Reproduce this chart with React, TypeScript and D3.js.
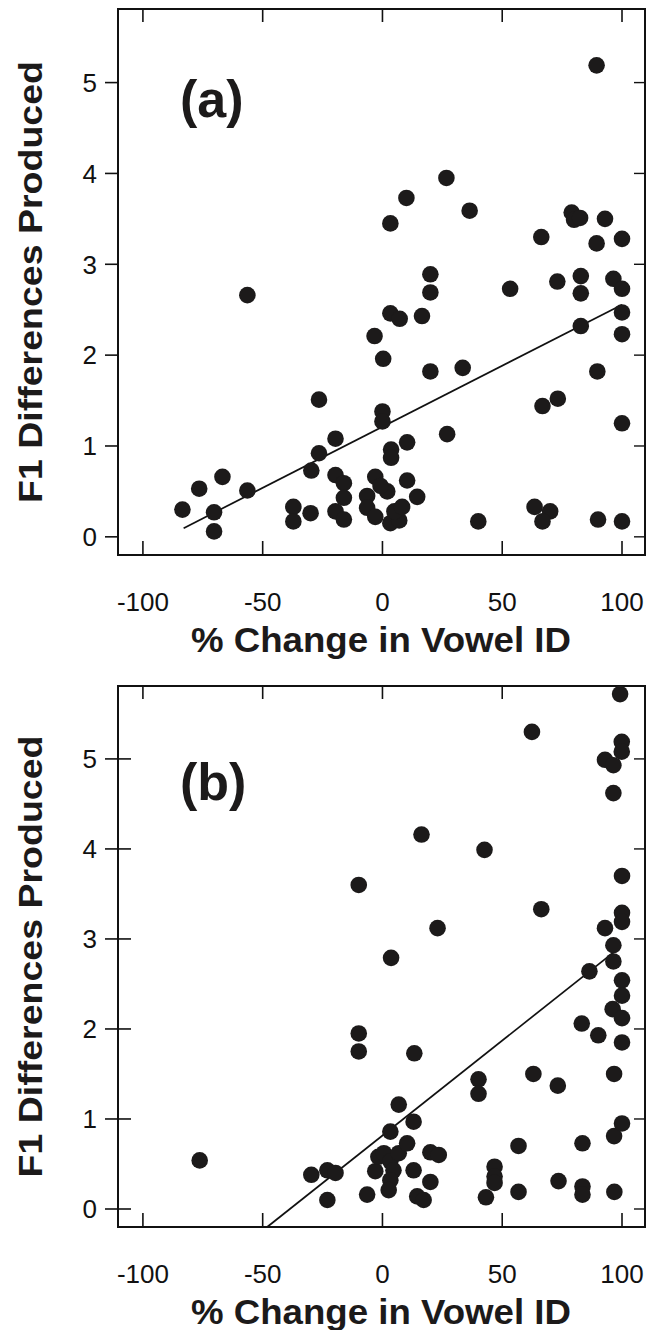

==*==

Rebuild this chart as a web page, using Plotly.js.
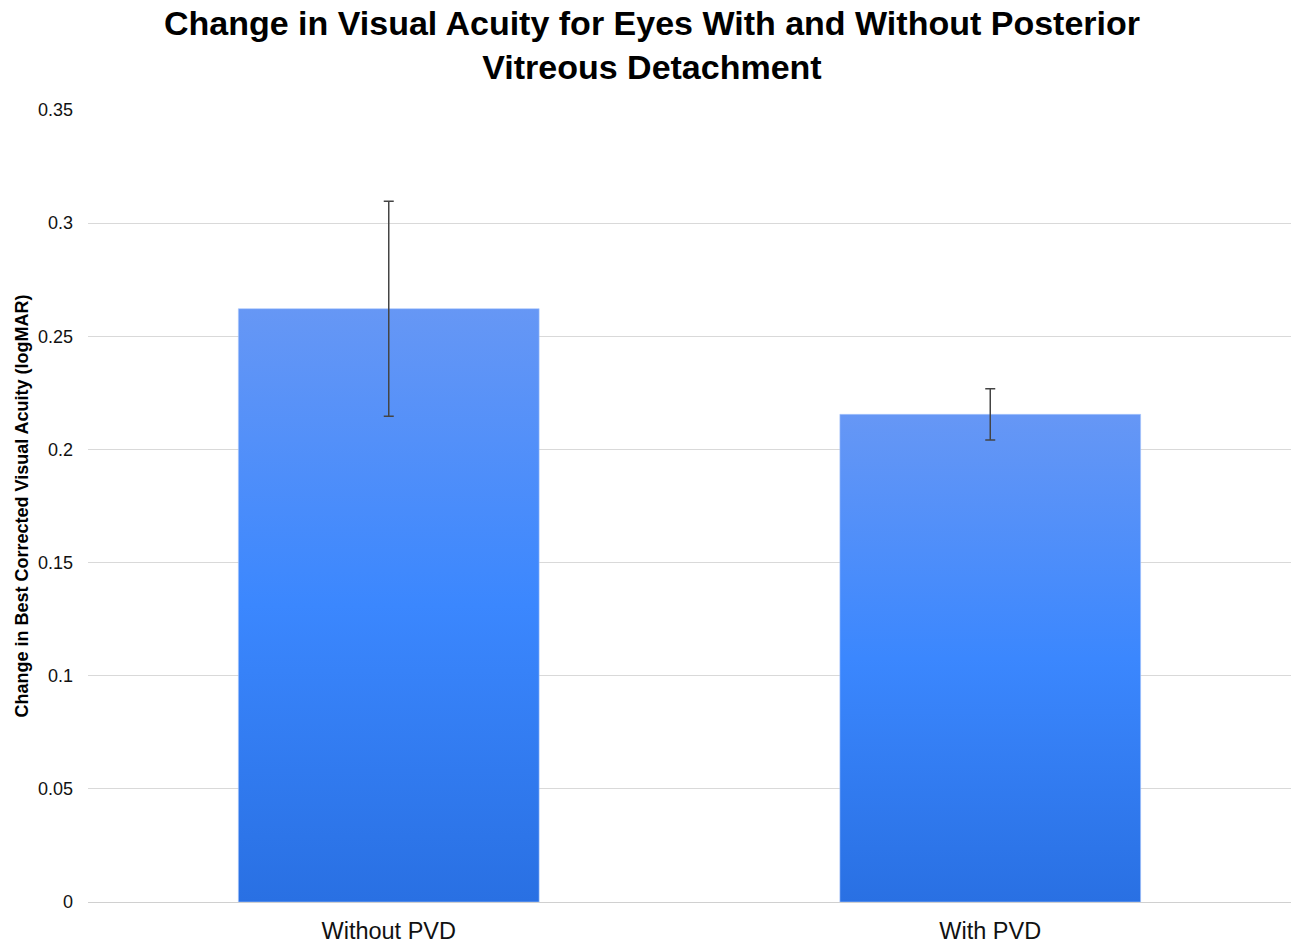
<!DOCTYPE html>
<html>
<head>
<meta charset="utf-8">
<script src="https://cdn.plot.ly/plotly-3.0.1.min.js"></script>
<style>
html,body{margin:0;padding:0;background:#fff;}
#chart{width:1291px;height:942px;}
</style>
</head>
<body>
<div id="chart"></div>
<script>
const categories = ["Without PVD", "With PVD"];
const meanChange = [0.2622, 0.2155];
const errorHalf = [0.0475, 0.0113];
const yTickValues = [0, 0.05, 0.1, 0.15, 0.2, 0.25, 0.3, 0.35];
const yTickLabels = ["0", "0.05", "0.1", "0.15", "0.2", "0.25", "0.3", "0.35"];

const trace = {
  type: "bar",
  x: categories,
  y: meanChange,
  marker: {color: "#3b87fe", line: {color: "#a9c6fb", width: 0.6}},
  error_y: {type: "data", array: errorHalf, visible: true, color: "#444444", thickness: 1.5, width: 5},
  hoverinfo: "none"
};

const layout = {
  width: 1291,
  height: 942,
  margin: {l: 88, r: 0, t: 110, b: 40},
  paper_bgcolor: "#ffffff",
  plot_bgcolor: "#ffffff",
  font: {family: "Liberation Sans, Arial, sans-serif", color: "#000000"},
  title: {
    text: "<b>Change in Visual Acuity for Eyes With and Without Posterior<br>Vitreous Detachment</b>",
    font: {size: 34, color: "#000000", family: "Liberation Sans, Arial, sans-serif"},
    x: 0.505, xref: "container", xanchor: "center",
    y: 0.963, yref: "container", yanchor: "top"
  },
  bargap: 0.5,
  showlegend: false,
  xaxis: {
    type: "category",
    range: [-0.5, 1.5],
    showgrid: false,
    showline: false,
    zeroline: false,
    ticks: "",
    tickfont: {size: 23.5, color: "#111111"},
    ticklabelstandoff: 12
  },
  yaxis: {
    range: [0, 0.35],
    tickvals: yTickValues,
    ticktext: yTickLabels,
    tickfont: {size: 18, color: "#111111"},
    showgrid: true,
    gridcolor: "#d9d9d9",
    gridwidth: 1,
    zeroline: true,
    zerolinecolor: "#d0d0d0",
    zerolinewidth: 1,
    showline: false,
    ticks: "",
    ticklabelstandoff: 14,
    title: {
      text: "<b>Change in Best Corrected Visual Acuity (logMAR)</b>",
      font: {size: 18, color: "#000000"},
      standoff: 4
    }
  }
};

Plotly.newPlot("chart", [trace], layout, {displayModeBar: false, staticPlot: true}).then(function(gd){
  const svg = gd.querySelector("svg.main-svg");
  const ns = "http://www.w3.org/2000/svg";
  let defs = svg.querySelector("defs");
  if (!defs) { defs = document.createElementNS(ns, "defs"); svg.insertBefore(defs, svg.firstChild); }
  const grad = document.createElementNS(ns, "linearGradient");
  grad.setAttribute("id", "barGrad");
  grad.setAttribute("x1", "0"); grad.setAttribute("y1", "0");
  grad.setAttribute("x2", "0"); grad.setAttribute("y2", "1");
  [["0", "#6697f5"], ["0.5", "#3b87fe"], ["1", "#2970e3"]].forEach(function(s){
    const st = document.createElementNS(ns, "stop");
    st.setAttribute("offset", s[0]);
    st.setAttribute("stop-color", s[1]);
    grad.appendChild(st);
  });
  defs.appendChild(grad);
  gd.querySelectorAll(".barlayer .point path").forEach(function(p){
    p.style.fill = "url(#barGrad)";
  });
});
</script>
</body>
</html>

==*==

# Exercise description:
In the entries above, count every line containing the word "chart". Write only the total.

# Reply to the task:
5